After the engineers had completed their constructs, the infantry captured Cantigny, a strategic town on high ground. They plunged a mile-long salient into the German lines, and dulled the momentum of a larger enemy offensive near the Aisne River. The Germans counter attacked several times to take back the town, but were unsuccessful.

Cantigny was the first of a string of battles that would thrust the Americans deeper into occupied France. My grandfather and his fellow engineers would fight and defeat a stubborn German Army in places called Soissons, St. Mihiel, Argonne, Mouzon, and Sedan. In early November, just as they entered Germany, an armistice was reached and the war was over. They watched the German Army, diminished but certainly not defeated, march back to Germany. Twenty years later, that same German Army would be back.

Battered Europe had certainly enough of the five year war, but many Americans soldiers, including my grandfather, were puzzled by the hasty conclusion and the uneasy peace. 

The First World War harnessed technology and unleashed a nightmare of murder that would put 117,000 Americans in an early foreign grave. For the returning soldiers, flashbacks of machine guns, poisonous gas, and lethal artillery would haunt their nights and remain a constant and gnawing presence for the rest of their days. It certainly never left my grandfather, but when German tanks rolled through Poland in 1939, he was the first to try to reenlist.
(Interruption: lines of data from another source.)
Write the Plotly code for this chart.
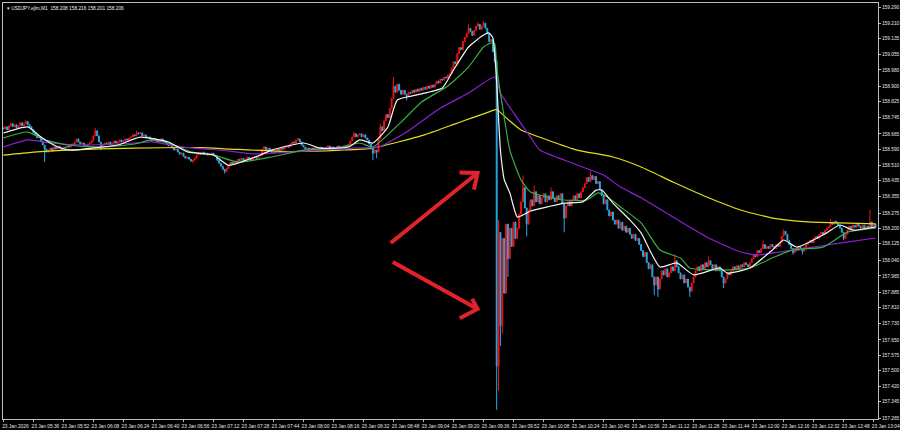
import pandas as pd
import plotly.graph_objects as go

SESSION_DATE = "2026-01-23"
FIRST_BAR = "05:20"
SYMBOL_TEXT = "▾ USDJPY.ejlm,M1  158.208 158.216 158.201 158.206"

first_open = 158.695

# one close per M1 bar, 05:20 .. 13:05
closes = [
    158.690, 158.700, 158.685, 158.705, 158.715, 158.700, 158.710, 158.695, 158.705, 158.720,
    158.705, 158.715, 158.725, 158.710, 158.700,
    158.685, 158.670, 158.660, 158.645, 158.650, 158.630, 158.610, 158.590, 158.575, 158.585, 158.595,
    158.580, 158.600, 158.590, 158.605, 158.595, 158.585, 158.600, 158.595,
    158.605, 158.600, 158.615, 158.610, 158.625, 158.640, 158.625, 158.615, 158.620, 158.610, 158.605, 158.615, 158.620,
    158.630, 158.655, 158.680, 158.655, 158.625, 158.600,
    158.610, 158.620, 158.615, 158.625, 158.610, 158.620, 158.630, 158.620, 158.625, 158.635, 158.625, 158.630, 158.640, 158.635, 158.645,
    158.650, 158.660, 158.655, 158.670, 158.665, 158.670, 158.655, 158.660, 158.645,
    158.650, 158.640, 158.630, 158.640, 158.635, 158.625, 158.635, 158.640, 158.630, 158.625, 158.615,
    158.605, 158.610, 158.595, 158.585, 158.590, 158.575, 158.565, 158.570, 158.555, 158.545, 158.550, 158.540, 158.530, 158.535, 158.545,
    158.560, 158.570, 158.565, 158.575, 158.565, 158.570, 158.560, 158.565, 158.570, 158.560, 158.555,
    158.535, 158.520, 158.505, 158.490, 158.480, 158.495, 158.510, 158.525,
    158.515, 158.530, 158.525, 158.540, 158.535, 158.545, 158.530, 158.540, 158.550, 158.545, 158.535, 158.545, 158.550, 158.545, 158.555, 158.560,
    158.590, 158.600, 158.585, 158.595, 158.580, 158.575,
    158.570, 158.580, 158.590, 158.585, 158.595, 158.590, 158.600, 158.605, 158.600,
    158.615, 158.625, 158.620, 158.635, 158.640, 158.625,
    158.610, 158.600, 158.590, 158.595, 158.585, 158.595,
    158.590, 158.600, 158.595, 158.590, 158.600, 158.595, 158.590, 158.600, 158.605, 158.595,
    158.600, 158.590, 158.595, 158.605, 158.600, 158.595, 158.600, 158.605, 158.600,
    158.615, 158.630, 158.650, 158.665, 158.650, 158.660, 158.665, 158.650, 158.660, 158.645, 158.635,
    158.615, 158.590, 158.570, 158.585, 158.575,
    158.640, 158.700, 158.680, 158.730, 158.760, 158.745, 158.790,
    158.840, 158.900, 158.870, 158.910, 158.880, 158.860,
    158.880, 158.860, 158.850, 158.870, 158.865, 158.880, 158.870,
    158.885, 158.875, 158.890, 158.880, 158.895, 158.885, 158.900, 158.890, 158.905, 158.895,
    158.910, 158.925, 158.915, 158.935, 158.930, 158.945, 158.940, 158.955, 158.960,
    158.990, 159.020, 159.010, 159.060, 159.090, 159.080, 159.120, 159.140,
    159.160, 159.185, 159.170, 159.150, 159.175, 159.195, 159.205, 159.180, 159.195, 159.210, 159.185,
    159.160, 159.120, 159.130, 159.070, 159.020,
    157.520, 158.180, 157.720, 158.150, 157.880, 158.220, 158.050, 158.200, 158.110, 158.230, 158.150, 158.200, 158.270,
    158.330, 158.400, 158.300, 158.220, 158.290, 158.340, 158.310, 158.380, 158.330, 158.360,
    158.320, 158.350, 158.370, 158.330, 158.360, 158.340, 158.380, 158.350, 158.330, 158.360,
    158.340, 158.370, 158.320, 158.250, 158.310, 158.330, 158.310, 158.340, 158.360, 158.340,
    158.370, 158.350, 158.380, 158.400,
    158.420, 158.450, 158.430, 158.460, 158.440, 158.455, 158.420, 158.430, 158.390, 158.360,
    158.320, 158.340, 158.290, 158.260, 158.280, 158.240, 158.220, 158.240, 158.200, 158.230,
    158.190, 158.210, 158.180, 158.200, 158.170, 158.150, 158.170, 158.140, 158.150, 158.120,
    158.090, 158.060, 158.080, 158.030, 158.000, 158.020, 157.960, 157.920, 157.960, 157.900,
    157.950, 157.990, 157.970, 158.000, 157.960, 157.980, 158.010, 157.990, 158.040, 158.010,
    157.980, 157.950, 157.970, 157.930, 157.950, 157.910, 157.890, 157.930, 157.960,
    157.990, 158.010, 157.990, 158.020, 158.000, 158.030, 158.010, 158.040, 158.020, 158.000,
    158.020, 157.990, 158.010, 157.990,
    157.960, 157.930, 157.950, 157.980, 157.970,
    157.990, 158.010, 157.995, 158.015, 158.000, 158.020, 158.010, 158.030, 158.020, 158.010, 158.030,
    158.050, 158.070, 158.060, 158.090, 158.080, 158.100, 158.120, 158.100, 158.110,
    158.100, 158.120, 158.110, 158.100, 158.120, 158.110, 158.130,
    158.160, 158.185, 158.170, 158.140,
    158.120, 158.100, 158.080, 158.100, 158.090, 158.110, 158.100, 158.085, 158.105, 158.120,
    158.130, 158.140, 158.130, 158.150, 158.160, 158.150, 158.170, 158.180, 158.170, 158.190, 158.200,
    158.210, 158.230, 158.220, 158.235, 158.225, 158.215, 158.200,
    158.180, 158.150, 158.170, 158.190, 158.210, 158.200,
    158.215, 158.205, 158.220, 158.210, 158.200, 158.215, 158.195, 158.210, 158.200,
    158.230, 158.200, 158.220, 158.205,
]

# wicks that reach beyond the candle body (bar number -> price)
wick_highs = {12: 158.733, 49: 158.695, 71: 158.680, 139: 158.605, 157: 158.645, 187: 158.675,
              201: 158.715, 208: 158.945, 248: 159.205, 253: 159.215, 256: 159.220, 263: 159.030,
              264: 158.240, 277: 158.460, 283: 158.410, 292: 158.400, 313: 158.480, 358: 158.070,
              376: 158.060, 405: 158.140, 416: 158.195, 441: 158.245, 462: 158.290}
wick_lows = {22: 158.526, 52: 158.585, 101: 158.521, 118: 158.470, 197: 158.535, 199: 158.545,
             215: 158.830, 263: 157.305, 264: 157.400, 265: 157.620, 266: 157.680, 269: 157.960,
             279: 158.160, 299: 158.180, 347: 157.870, 349: 157.862, 366: 157.862, 384: 157.905,
             421: 158.070, 426: 158.070, 448: 158.140}

white_t = ["05:20", "05:33", "05:40", "05:49", "05:56", "06:12", "06:21", "06:33", "06:48", "06:58",
           "07:12", "07:20", "07:37", "07:43", "08:00", "08:09", "08:24", "08:30", "08:37", "08:45",
           "08:50", "09:00", "09:14", "09:20", "09:28", "09:36", "09:39", "09:41", "09:43", "09:44",
           "09:45", "09:46", "09:47", "09:50", "09:54", "09:58", "10:01", "10:10", "10:19", "10:29",
           "10:36", "10:39", "10:45", "10:54", "11:00", "11:10", "11:19", "11:28", "11:42", "11:46",
           "11:58", "12:10", "12:16", "12:23", "12:39", "12:46", "12:53", "13:05"]
white_p = [158.669, 158.699, 158.649, 158.600, 158.585, 158.600, 158.610, 158.649, 158.625, 158.576,
           158.561, 158.510, 158.561, 158.585, 158.620, 158.595, 158.600, 158.635, 158.620, 158.699,
           158.832, 158.856, 158.891, 158.980, 159.093, 159.152, 159.162, 159.137, 158.920, 158.740,
           158.585, 158.500, 158.440, 158.374, 158.255, 158.270, 158.285, 158.305, 158.324, 158.330,
           158.388, 158.388, 158.324, 158.241, 158.177, 158.009, 158.029, 157.970, 158.004, 157.979,
           158.004, 158.093, 158.142, 158.107, 158.177, 158.216, 158.191, 158.206]

green_t = ["05:20", "05:33", "05:42", "05:54", "06:12", "06:30", "06:39", "06:48", "07:00", "07:12",
           "07:25", "07:43", "08:00", "08:18", "08:30", "08:37", "08:52", "09:03", "09:17", "09:28",
           "09:36", "09:40", "09:42", "09:43", "09:46", "09:50", "09:56", "10:01", "10:10", "10:19",
           "10:31", "10:37", "10:42", "10:49", "11:00", "11:10", "11:21", "11:26", "11:44", "11:58",
           "12:11", "12:21", "12:37", "12:50", "13:05"]
green_p = [158.645, 158.674, 158.635, 158.610, 158.600, 158.615, 158.635, 158.620, 158.576, 158.561,
           158.526, 158.551, 158.585, 158.595, 158.620, 158.600, 158.723, 158.822, 158.901, 158.994,
           159.093, 159.113, 159.108, 158.994, 158.807, 158.585, 158.438, 158.378, 158.354, 158.339,
           158.339, 158.374, 158.354, 158.305, 158.226, 158.093, 158.053, 158.004, 157.994, 158.004,
           158.058, 158.093, 158.107, 158.181, 158.201]

purple_t = ["05:20", "05:33", "05:45", "06:03", "06:30", "06:39", "06:56", "07:21", "07:33", "08:09",
            "08:27", "08:40", "08:55", "09:13", "09:28", "09:42", "09:45", "09:52", "10:01", "10:06",
            "10:19", "10:33", "10:40", "10:49", "11:00", "11:17", "11:35", "11:53", "12:02", "12:14",
            "12:29", "12:46", "13:05"]
purple_p = [158.600, 158.635, 158.620, 158.610, 158.620, 158.625, 158.600, 158.580, 158.566, 158.585,
            158.595, 158.600, 158.674, 158.792, 158.866, 158.945, 158.866, 158.768, 158.649, 158.585,
            158.536, 158.487, 158.462, 158.403, 158.350, 158.255, 158.157, 158.083, 158.068, 158.083,
            158.103, 158.127, 158.152]

yellow_t = ["05:20", "05:36", "05:54", "06:30", "07:05", "07:21", "07:52", "08:20", "08:37", "09:04",
            "09:22", "09:42", "09:43", "09:50", "09:56", "10:10", "10:26", "10:45", "11:00", "11:17",
            "11:35", "11:53", "12:10", "12:29", "12:46", "13:05"]
yellow_p = [158.560, 158.575, 158.585, 158.595, 158.597, 158.590, 158.578, 158.585, 158.595, 158.659,
            158.718, 158.783, 158.785, 158.728, 158.684, 158.635, 158.585, 158.551, 158.502, 158.428,
            158.354, 158.290, 158.250, 158.231, 158.226, 158.221]

x_tick_labels = ["23 Jan 2026", "23 Jan 05:36", "23 Jan 05:52", "23 Jan 06:08", "23 Jan 06:24",
                 "23 Jan 06:40", "23 Jan 06:56", "23 Jan 07:12", "23 Jan 07:28", "23 Jan 07:44",
                 "23 Jan 08:00", "23 Jan 08:16", "23 Jan 08:32", "23 Jan 08:48", "23 Jan 09:04",
                 "23 Jan 09:20", "23 Jan 09:36", "23 Jan 09:52", "23 Jan 10:08", "23 Jan 10:24",
                 "23 Jan 10:40", "23 Jan 10:56", "23 Jan 11:12", "23 Jan 11:28", "23 Jan 11:44",
                 "23 Jan 12:00", "23 Jan 12:16", "23 Jan 12:32", "23 Jan 12:48", "23 Jan 13:04"]
y_tick_labels = ["159.290", "159.210", "159.135", "159.055", "158.980", "158.900", "158.825",
                 "158.745", "158.665", "158.590", "158.510", "158.435", "158.355", "158.275",
                 "158.200", "158.125", "158.040", "157.965", "157.885", "157.810", "157.730",
                 "157.650", "157.575", "157.500", "157.420", "157.345", "157.265"]

# red arrows drawn on the chart (time, price)
arrow_up = [("08:46:30", 158.127), ("09:32:48", 158.472)]
arrow_up_head = [("09:23:12", 158.475), ("09:32:48", 158.472), ("09:30:54", 158.390)]
arrow_dn = [("08:47:36", 158.034), ("09:32:48", 157.802)]
arrow_dn_head = [("09:23:18", 157.756), ("09:32:48", 157.802), ("09:29:54", 157.852)]

# ---------------------------------------------------------------------------
t0 = pd.Timestamp(f"{SESSION_DATE} {FIRST_BAR}")
times = pd.date_range(t0, periods=len(closes), freq="min")
opens = [first_open] + closes[:-1]
highs = [max(o, c, wick_highs.get(i, 0.0)) for i, (o, c) in enumerate(zip(opens, closes))]
lows = [min(o, c, wick_lows.get(i, 1e9)) for i, (o, c) in enumerate(zip(opens, closes))]


def to_time(hhmm):
    return pd.Timestamp(f"{SESSION_DATE} {hhmm}")


UP = "#f21212"
DOWN = "#2aa8e4"
AXIS = "#bdbdbd"
FONT = "Liberation Sans, Arial, sans-serif"
FS = 4.8

fig = go.Figure()
fig.add_trace(go.Candlestick(
    x=times, open=opens, high=highs, low=lows, close=closes,
    increasing=dict(line=dict(color=UP, width=1), fillcolor=UP),
    decreasing=dict(line=dict(color=DOWN, width=1), fillcolor=DOWN),
    whiskerwidth=0, hoverinfo="skip", showlegend=False,
))

for t_list, p_list, col in [(yellow_t, yellow_p, "#e0e01c"),
                            (purple_t, purple_p, "#8e1fd6"),
                            (green_t, green_p, "#37b043"),
                            (white_t, white_p, "#f4f4f4")]:
    fig.add_trace(go.Scatter(x=[to_time(t) for t in t_list], y=p_list, mode="lines",
                             line=dict(color=col, width=1.2, shape="spline", smoothing=0.5),
                             hoverinfo="skip", showlegend=False))


def path_of(points):
    parts = []
    for k, (t, p) in enumerate(points):
        ts = to_time(t).strftime("%Y-%m-%d_%H:%M:%S")
        parts.append(("M" if k == 0 else "L") + f"{ts},{p}")
    return " ".join(parts)


shapes = []
for pts in (arrow_up, arrow_up_head, arrow_dn, arrow_dn_head):
    shapes.append(dict(type="path", xref="x", yref="y", path=path_of(pts),
                       line=dict(color="#e3222b", width=4)))

x_start = t0 - pd.Timedelta(seconds=12)
x_end = t0 + pd.Timedelta(minutes=466.3)

fig.update_layout(
    width=900, height=430,
    paper_bgcolor="#000000", plot_bgcolor="#000000",
    margin=dict(l=3, r=22, t=3, b=11, autoexpand=False),
    showlegend=False,
    shapes=shapes,
    font=dict(family=FONT, color="#e6e6e6", size=FS),
    annotations=[dict(text=SYMBOL_TEXT, xref="paper", yref="paper", x=0, y=1,
                      xanchor="left", yanchor="top", xshift=2, yshift=-1, showarrow=False,
                      font=dict(family=FONT, size=FS, color="#f0f0f0"))],
)
fig.update_xaxes(
    type="date", range=[x_start, x_end], rangeslider=dict(visible=False),
    showgrid=False, zeroline=False, showline=True, linecolor=AXIS, linewidth=1, mirror=True,
    ticks="outside", ticklen=2, tickcolor=AXIS, tickwidth=1, tickangle=0, automargin=False,
    tickmode="array", tickvals=list(times[::16]), ticktext=x_tick_labels,
    ticklabelshift=12, ticklabelstandoff=0,
    tickfont=dict(family=FONT, size=FS, color="#e6e6e6"),
)
fig.update_yaxes(
    side="right", range=[157.2601, 159.3097], automargin=False,
    showgrid=False, zeroline=False, showline=True, linecolor=AXIS, linewidth=1, mirror=True,
    ticks="outside", ticklen=2, tickcolor=AXIS, tickwidth=1,
    tickmode="array", tickvals=[float(v) for v in y_tick_labels], ticktext=y_tick_labels,
    tickfont=dict(family=FONT, size=FS, color="#e6e6e6"),
)

fig.write_html(
    "out.html",
    config={"displayModeBar": False},
    post_script="document.body.style.margin='0px';document.body.style.padding='0px';"
                "document.body.style.background='#000';",
)
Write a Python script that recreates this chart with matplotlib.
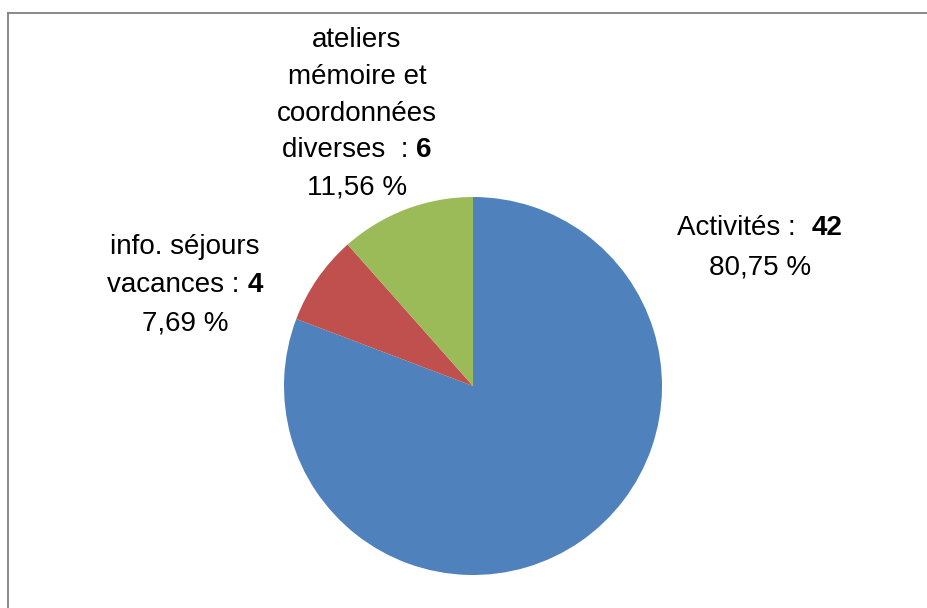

Like many WW I veterans, he felt like the job was unfinished.

He was denied reentry into the army, but continued to work at the Sacramento Southern Pacific Rail Yards, assisting in the massive operation of transporting soldiers by rail to San Francisco where they would board ships bound for battlefields in the Pacific.




The erroneous obituary
He died in June of 1946 at the age of 50. On the same day, a fellow veteran of the First World War committed suicide by jumping into a drainage ditch with his coat weighted down by heavy rocks.


Although he lived by the seemingly sound creed of “never trust a priest or a politician” he did have a funeral mass with many veterans in attendance. The First World War was the seminal event of his life, but sadly the newspapers referred to him as a veteran of the Second World War in his obituary. 

Cantigny was a small battle in what was called the war to end all wars, and soon it would be overshadowed by the apocalyptic Second World War. I was told by my uncle that he remembers his father gathering the family together so that he could regal them with stories of the First World War. With palpable regret, my uncle shared with me how he and his siblings would giggle through his presentations. They were children of the Second World War, and tales of the First World War were simply ancient history. 

The centenary of the First World War approaches, as well as the attendant lectures, books and movies. Somewhere, deep in Washington, there is a committee being formed to honor the heroes of that forgotten war. My only hope is that the tribute is not made in granite, but in policy: a hope that our politicians are worthy of the men and women that they send into combat. That would be the best tribute to my grandfather and his fellow soldiers.